WHAT THE EXERCISE ASKS: Only the lines from the beginning of the entries through the one with "var chart = echarts.init(document.getElementById('main'));" should be written out, please, exactly and without any pictures.

(Part of a data file)

--*--

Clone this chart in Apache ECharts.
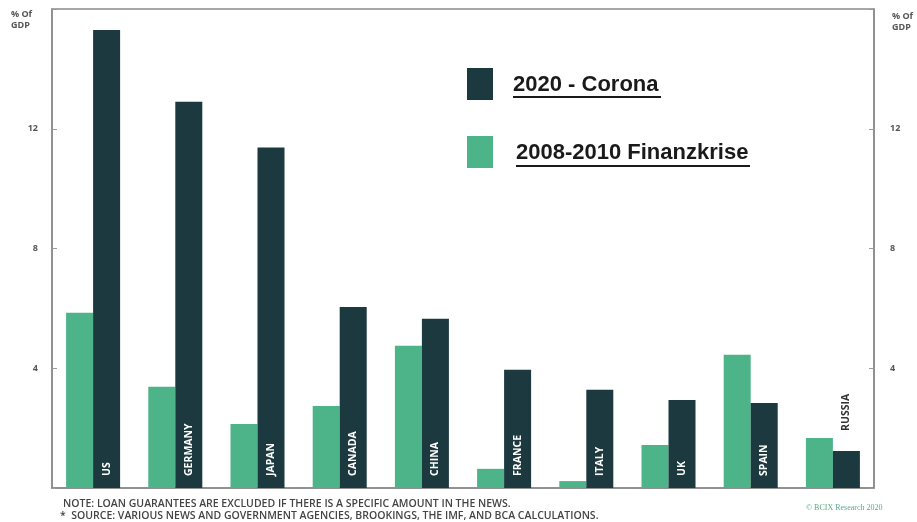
<!DOCTYPE html>
<html>
<head>
<meta charset="UTF-8">
<title>Fiscal stimulus % of GDP</title>
<script src="https://cdn.jsdelivr.net/npm/echarts@6/dist/echarts.min.js"></script>
<style>
body { margin: 0; padding: 0; background: #fff; }
#main { width: 917px; height: 522px; }
</style>
</head>
<body>
<div id="main"></div>
<script>
// countries and values (% of GDP)
var countries = ['US', 'GERMANY', 'JAPAN', 'CANADA', 'CHINA', 'FRANCE', 'ITALY', 'UK', 'SPAIN', 'RUSSIA'];
var crisis2008 = [5.85, 3.38, 2.14, 2.74, 4.75, 0.64, 0.23, 1.44, 4.45, 1.67];
var corona2020 = [15.3, 12.9, 11.37, 6.05, 5.65, 3.95, 3.28, 2.94, 2.84, 1.24];
var yTicks = [4, 8, 12];

var darkCol = '#1b393e';
var greenCol = '#4db389';

var chart = echarts.init(document.getElementById('main'));

var coronaData = corona2020.map(function (v, i) {
  var d = { value: v };
  if (countries[i] == 'RUSSIA') {
    d.label = { position: 'top', color: '#333', distance: 20 };
  }
  return d;
});

function yAxisDef(pos) {
  return {
    type: 'value',
    position: pos,
    min: 0, max: 16, interval: 4,
    axisLine: { show: true, lineStyle: { color: '#8a8a8a', width: 1.5 } },
    axisTick: { show: true, inside: true, length: 5, lineStyle: { color: '#999' } },
    splitLine: { show: false },
    axisLabel: {
      color: '#555', fontSize: 9, fontWeight: 'bold', margin: pos == 'left' ? 14 : 16,
      fontFamily: 'Open Sans',
      formatter: function (v) { return yTicks.indexOf(v) >= 0 ? v : ''; }
    }
  };
}

var option = {
  animation: false,
  grid: { left: 52, right: 43, top: 9, bottom: 34, show: true, borderColor: '#8a8a8a', borderWidth: 1.5 },
  xAxis: {
    type: 'category',
    data: countries,
    axisLine: { lineStyle: { color: '#8a8a8a', width: 1.5 } },
    axisTick: { show: false },
    axisLabel: { show: false }
  },
  yAxis: [yAxisDef('left'), yAxisDef('right')],
  series: [
    {
      name: '2008-2010 Finanzkrise',
      type: 'bar',
      data: crisis2008,
      barWidth: 27,
      barGap: '0%',
      itemStyle: { color: greenCol }
    },
    {
      name: '2020 - Corona',
      type: 'bar',
      data: coronaData,
      barWidth: 27,
      itemStyle: { color: darkCol },
      label: {
        show: true,
        position: 'insideBottom',
        rotate: 90,
        align: 'left',
        verticalAlign: 'middle',
        distance: 12,
        color: '#fff',
        fontSize: 10.5,
        fontWeight: 'bold',
        fontFamily: 'Open Sans',
        formatter: function (p) { return p.name; }
      }
    }
  ],
  graphic: [
    { type: 'text', left: 11, top: 9, style: { text: '% Of\nGDP', fill: '#555', font: 'bold 9px "Open Sans"', lineHeight: 11 } },
    { type: 'text', left: 892, top: 11, style: { text: '% Of\nGDP', fill: '#555', font: 'bold 9px "Open Sans"', lineHeight: 11 } },
    // legend
    { type: 'rect', shape: { x: 467, y: 68, width: 26, height: 32 }, style: { fill: darkCol } },
    { type: 'text', x: 513, y: 85, style: { text: '2020 - Corona', fill: '#1a1a1a', font: 'bold 22px "Liberation Sans"', verticalAlign: 'middle' } },
    { type: 'line', shape: { x1: 513, y1: 97, x2: 661, y2: 97 }, style: { stroke: '#1a1a1a', lineWidth: 2 } },
    { type: 'rect', shape: { x: 467, y: 136, width: 26, height: 32 }, style: { fill: greenCol } },
    { type: 'text', x: 516, y: 153, style: { text: '2008-2010 Finanzkrise', fill: '#1a1a1a', font: 'bold 22px "Liberation Sans"', verticalAlign: 'middle' } },
    { type: 'line', shape: { x1: 516, y1: 166, x2: 750, y2: 166 }, style: { stroke: '#1a1a1a', lineWidth: 2 } },
    // footer
    { type: 'text', x: 63, y: 504, style: { text: 'NOTE: LOAN GUARANTEES ARE EXCLUDED IF THERE IS A SPECIFIC AMOUNT IN THE NEWS.', fill: '#444', font: '600 10.5px "Open Sans"', verticalAlign: 'middle' } },
    { type: 'text', x: 60, y: 516, style: { text: '*  SOURCE: VARIOUS NEWS AND GOVERNMENT AGENCIES, BROOKINGS, THE IMF, AND BCA CALCULATIONS.', fill: '#444', font: '600 10.5px "Open Sans"', verticalAlign: 'middle' } },
    { type: 'text', x: 806, y: 508, style: { text: '\u00a9 BCIX Research 2020', fill: '#5aa98a', font: '8px "Liberation Serif"', verticalAlign: 'middle' } }
  ]
};
chart.setOption(option);
</script>
</body>
</html>
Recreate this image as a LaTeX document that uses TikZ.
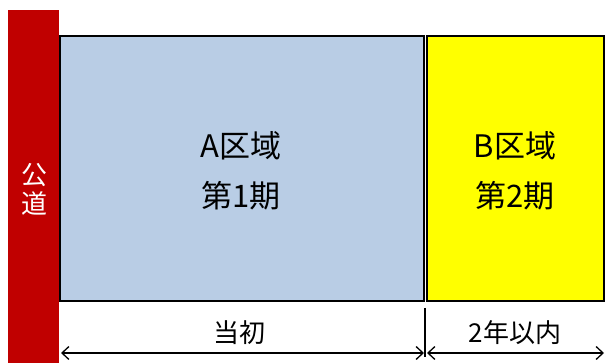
\documentclass[tikz,border=0pt]{standalone}
\usepackage{fontspec}
\newfontfamily\jp{Noto Sans CJK JP}
\usetikzlibrary{arrows.meta}
\definecolor{roadred}{HTML}{C00000}
\definecolor{areablue}{HTML}{B9CDE5}
\definecolor{areayellow}{HTML}{FFFF00}
\tikzset{
  area/.style={draw=black, line width=2pt},
  lbl/.style={font=\jp\fontsize{31}{35}\selectfont, inner sep=0pt, align=center},
  sublbl/.style={font=\jp\fontsize{26}{30}\selectfont, inner sep=0pt},
  dim/.style={line width=1.3pt, {Straight Barb[length=7pt,width=13pt,line width=1.3pt]}-{Straight Barb[length=7pt,width=13pt,line width=1.3pt]}},
}
\begin{document}
\begin{tikzpicture}[x=1pt,y=-1pt]
\useasboundingbox (0,0) rectangle (605,363);
\fill[roadred] (8,10) rectangle (59,363);
\node[font=\jp\fontsize{26}{30}\selectfont, text=white, inner sep=0pt] (road1) at (34,175) {公};
\node[font=\jp\fontsize{26}{30}\selectfont, text=white, inner sep=0pt] (road2) at (34,204) {道};
\draw[area, fill=areablue] (60,36) rectangle (424,301);
\draw[area, fill=areayellow] (427,36) rectangle (604,301);
\node[lbl] (a1) at (241,146) {A区域};
\node[lbl] (a2) at (241,196) {第1期};
\node[lbl] (b1) at (515,146) {B区域};
\node[lbl] (b2) at (515,196) {第2期};
\coordinate (sepTop) at (425,308);
\coordinate (sepBot) at (425,357);
\draw[line width=1.3pt] (sepTop) -- (sepBot);
\coordinate (l) at (61,353);
\coordinate (m1) at (424,353);
\coordinate (m2) at (427,353);
\coordinate (r) at (604,353);
\draw[dim] (l) -- (m1);
\draw[dim] (m2) -- (r);
\node[sublbl] (t1) at (239,333) {当初};
\node[sublbl] (t2) at (515,333) {2年以内};
\end{tikzpicture}
\end{document}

--*--

TASK OUTPUT:
Clone this chart in Apache ECharts.
<!DOCTYPE html>
<html>
<head>
<meta charset="UTF-8">
<title>Fiscal stimulus % of GDP</title>
<script src="https://cdn.jsdelivr.net/npm/echarts@6/dist/echarts.min.js"></script>
<style>
body { margin: 0; padding: 0; background: #fff; }
#main { width: 917px; height: 522px; }
</style>
</head>
<body>
<div id="main"></div>
<script>
// countries and values (% of GDP)
var countries = ['US', 'GERMANY', 'JAPAN', 'CANADA', 'CHINA', 'FRANCE', 'ITALY', 'UK', 'SPAIN', 'RUSSIA'];
var crisis2008 = [5.85, 3.38, 2.14, 2.74, 4.75, 0.64, 0.23, 1.44, 4.45, 1.67];
var corona2020 = [15.3, 12.9, 11.37, 6.05, 5.65, 3.95, 3.28, 2.94, 2.84, 1.24];
var yTicks = [4, 8, 12];

var darkCol = '#1b393e';
var greenCol = '#4db389';

var chart = echarts.init(document.getElementById('main'));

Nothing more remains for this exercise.